The DTI’s consultation paper on the Construction Act aims to settle payment disputes and revise the adjudication system, but it doesn’t go far enough.

In light of Sir Michael Latham’s review of the Construction Act, the DTI has issued a consultation paper and requested responses by 21 June 2005. The paper is divided into two parts, dealing with payment and adjudication.

The first issue concerns pay, but its proposal to amend the definition of an ‘adequate mechanism for payment’ will only be time-consuming and expensive, as it is unlikely, for example, that main contractors will end up agreeing to pay their subcontractors more. But laying down a maximum period of time between a payment due date and final payment date is a sensible move. The Construction Act requires the paying party to notify the payee at least five days before the date of final payment, and it is pointless to try to remove this provision.

Set-off has been a major source of dispute for years. Although the Act provides for the submission of a set-off notice before a right to it arises, to suggest that the notice should state not only this amount, but the sum which is left after the set-off is applied, means nothing – it is change for the sake of it.

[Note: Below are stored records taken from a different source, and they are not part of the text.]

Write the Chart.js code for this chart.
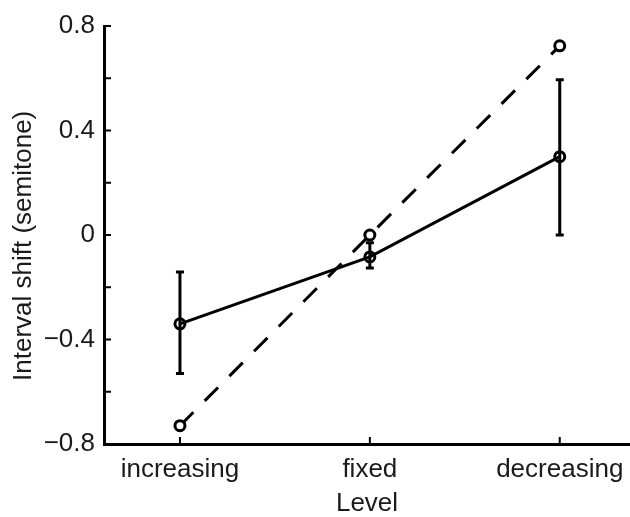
<!DOCTYPE html>
<html>
<head>
<meta charset="utf-8">
<script src="https://cdn.jsdelivr.net/npm/chart.js@4.4.1/dist/chart.umd.min.js"></script>
<style>
  html, body { margin: 0; padding: 0; background: #fff; }
  #wrap { width: 630px; height: 517px; }
</style>
</head>
<body>
<div id="wrap"><canvas id="chart" width="630" height="517"></canvas></div>
<script>
// data
const levels = ['increasing', 'fixed', 'decreasing'];
const meanShift = [-0.34, -0.084, 0.30];
const errLow = [-0.53, -0.126, 0.0];
const errHigh = [-0.142, -0.03, 0.594];
const predicted = [-0.73, 0.0, 0.724];
const yLabels = [-0.8, -0.4, 0, 0.4, 0.8];

const fontFamily = '"Liberation Sans", Arial, Helvetica, sans-serif';
const ink = '#1a1a1a';

// vertical error bars on the measured series
const errorBars = {
  id: 'errorBars',
  afterDatasetsDraw(chart) {
    const xs = chart.scales.x, ys = chart.scales.y;
    const ctx = chart.ctx;
    ctx.save();
    ctx.strokeStyle = '#000';
    ctx.lineWidth = 3;
    levels.forEach((l, i) => {
      const x = xs.getPixelForValue(i);
      const lo = ys.getPixelForValue(errLow[i]);
      const hi = ys.getPixelForValue(errHigh[i]);
      ctx.beginPath();
      ctx.moveTo(x, lo); ctx.lineTo(x, hi);
      ctx.moveTo(x - 4, lo); ctx.lineTo(x + 4, lo);
      ctx.moveTo(x - 4, hi); ctx.lineTo(x + 4, hi);
      ctx.stroke();
    });
    ctx.restore();
  }
};

// small tick marks pointing into the plot
const innerTicks = {
  id: 'innerTicks',
  afterDraw(chart) {
    const xs = chart.scales.x, ys = chart.scales.y;
    const area = chart.chartArea;
    const ctx = chart.ctx;
    ctx.save();
    ctx.strokeStyle = '#000';
    ctx.lineWidth = 2;
    ctx.beginPath();
    ys.ticks.forEach(t => {
      const y = ys.getPixelForValue(t.value);
      ctx.moveTo(area.left, y); ctx.lineTo(area.left + 7, y);
    });
    levels.forEach((l, i) => {
      const x = xs.getPixelForValue(i);
      ctx.moveTo(x, area.bottom); ctx.lineTo(x, area.bottom - 7);
    });
    ctx.stroke();
    ctx.restore();
  }
};

new Chart(document.getElementById('chart'), {
  type: 'line',
  data: {
    datasets: [
      {
        label: 'measured',
        data: meanShift.map((v, i) => ({ x: i, y: v })),
        borderColor: '#000',
        borderWidth: 3,
        pointRadius: 5,
        pointBorderWidth: 3,
        pointBorderColor: '#000',
        pointBackgroundColor: 'rgba(0,0,0,0)'
      },
      {
        label: 'predicted',
        data: predicted.map((v, i) => ({ x: i, y: v })),
        borderColor: '#000',
        borderWidth: 3,
        borderDash: [19, 16],
        pointRadius: 5,
        pointBorderWidth: 3,
        pointBorderColor: '#000',
        pointBackgroundColor: '#fff'
      }
    ]
  },
  options: {
    responsive: false,
    animation: false,
    layout: { autoPadding: false, padding: { top: 26, right: 0, bottom: 0, left: 0 } },
    plugins: { legend: { display: false }, tooltip: { enabled: false } },
    scales: {
      x: {
        type: 'linear',
        min: -0.4,
        max: 2.37,
        afterBuildTicks: s => { s.ticks = levels.map((l, i) => ({ value: i })); },
        afterFit: s => { s.height = 73; s.paddingLeft = 0; s.paddingRight = 0; },
        grid: { display: false, drawTicks: false },
        border: { display: true, color: '#000', width: 3 },
        ticks: {
          padding: 10,
          color: ink,
          font: { family: fontFamily, size: 26 },
          callback: v => levels[v]
        },
        title: {
          display: true,
          text: 'Level',
          color: ink,
          padding: { top: 0, bottom: -2 },
          font: { family: fontFamily, size: 26 }
        }
      },
      y: {
        min: -0.8,
        max: 0.8,
        afterBuildTicks: s => {
          s.ticks = [-0.8, -0.6, -0.4, -0.2, 0, 0.2, 0.4, 0.6, 0.8].map(v => ({ value: v }));
        },
        afterFit: s => { s.width = 104; },
        grid: { display: false, drawTicks: false },
        border: { display: true, color: '#000', width: 3 },
        ticks: {
          padding: 9,
          color: ink,
          font: { family: fontFamily, size: 26 },
          autoSkip: false,
          callback: v => {
            const hit = yLabels.find(t => Math.abs(t - v) < 1e-6);
            if (hit === undefined) return '';
            return hit === 0 ? '0' : (hit < 0 ? '\u2212' + Math.abs(hit).toFixed(1) : hit.toFixed(1));
          }
        },
        title: {
          display: true,
          // trailing spaces nudge the centred label a little lower, as in the original
          text: 'Interval shift (semitone)   ',
          color: ink,
          padding: { top: 8, bottom: 0 },
          font: { family: fontFamily, size: 26 }
        }
      }
    }
  },
  plugins: [errorBars, innerTicks]
});
</script>
</body>
</html>
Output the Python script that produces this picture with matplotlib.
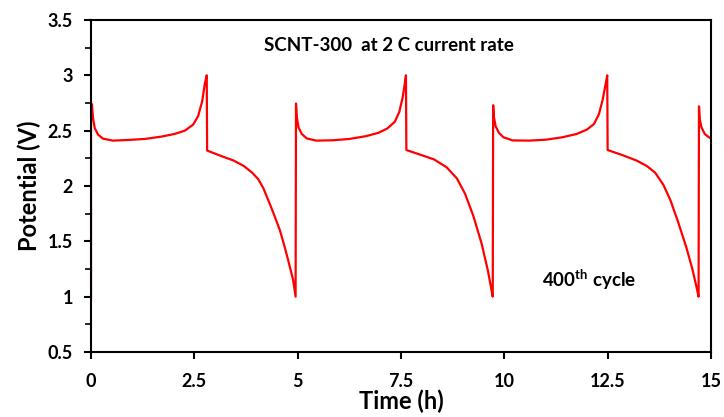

When it comes to certified pay, however, the law is silent, so I feel the paper is right in aiming to tie up those loose ends by suggesting this will only apply where the certificate identifies the amount due to the subcontractor. This will therefore apply to nominated subcontractors under JCT and management contracts.

Another welcome proposal is the outlawing of contract clauses that allow set-off from payments due on other contracts between parties.

Overdue payment is another grey area. Unless a contract specifies otherwise, the contractor shoulders the financial loss when overdue pay causes work to be suspended – amending the legislation to provide reimbursement and time to organise a return to site is a step in the right direction. However, the industry needs to clarify its views on non-payment resulting from insolvency under pay-when-paid provisions – is it acceptable or not?

To suggest that the set-off notice states the sum left after the set-off is applied is change for change’s sake

Another headache for contractors and subcontractors is the extensive costs incurred from off-site fabrication. With the massive construction programme ahead, this is likely to get worse, so contracts need to include payment for these items. Of course, there is a risk involved, so a form of advance payment bond should be implemented to protect the employer. Whether this should be a matter of good practice or a legal obligation is a matter of opinion.

On adjudication…

Contracts need to be set out more clearly – I agree the adjudicator needs more power to rule on their jurisdiction, as this enables disputes to be settled more quickly and smoothly. If a contract states that a decision of, say, the engineer, is final, this cannot be referred to adjudication – I’m sure that the industry will welcome the proposal that this clause should not be used as a way to avoid adjudication.

However I feel there is no logical reason why adjudicators should not have the same immunity as arbitrators, on the grounds that they may get exposed to third-party claims. Although adjudicators are legally required to be impartial, the Act should also demand their independence.

It seems that, despite all the proposed changes, a great deal of time and effort has been put into little more than a glorified tidying-up exercise.